Hi @ainar, good question. It was mainly a development to have all the functionality we wanted, but if there is another framework that ticks all the boxes and has already a good community around, it would indeed be worth a thought to port our pipelines to another framework and rather contribute to it.

Back then I tested quite some frameworks (and for me snakemake seems to be the most known one with the largest community), but somehow they all didn't exactly what we wanted. Some points that made us create our own pipeline tool is indeed, to keep it simple. Although now we are step by step thinking that it would be nice to have more complex functionality such as multi-machine scheduling etc.

Some (maybe unique) functionality of synpp:

  • Compared to snakemake, we do a lot in memory.
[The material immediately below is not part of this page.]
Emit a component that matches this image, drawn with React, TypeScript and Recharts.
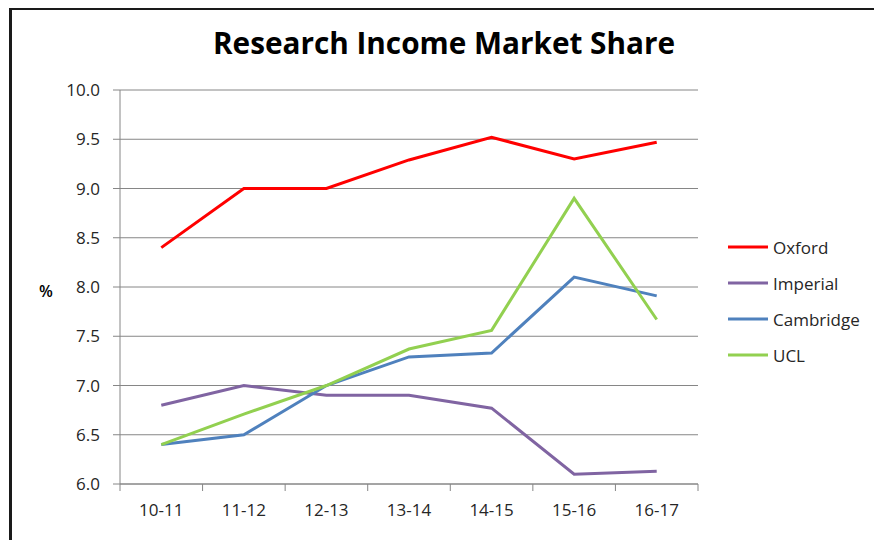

Snakemake needs a file for everything you output, on one hand this concerns space consumption (if the stage is not "ephemeral"), on the other hand this means over and over readinga and writing input and output when passing it on
  • This is especially awkward when we parametrize the pipeline (sampling_rate = 0.5, random_seed = 1234, ...) then we would always need to construct our stages to have things like population_output_sr0.5_rs1234.csv which is not very flexible. I don't know if the other systems you have cited are better in passing down configuration parameters along the stage hierarchy. Basically, each stage in synpp is not only the stage itself, but also its parametrization
  • I think I tried another framework (not sure which) but there it was awkward to "devalidate" stages along the line to only rerun a part of the pipeline
  • In general, I'm not sure if the cited frameworks have the intuitive caching structure of synpp (rerunning stages when the code has changed, rerunning when inputs have changed, ...)

If we find something that can do all of this with an existing community behind, that would be quite nice :)

I think other options are, for instance, Celery or non-python-based Airflow.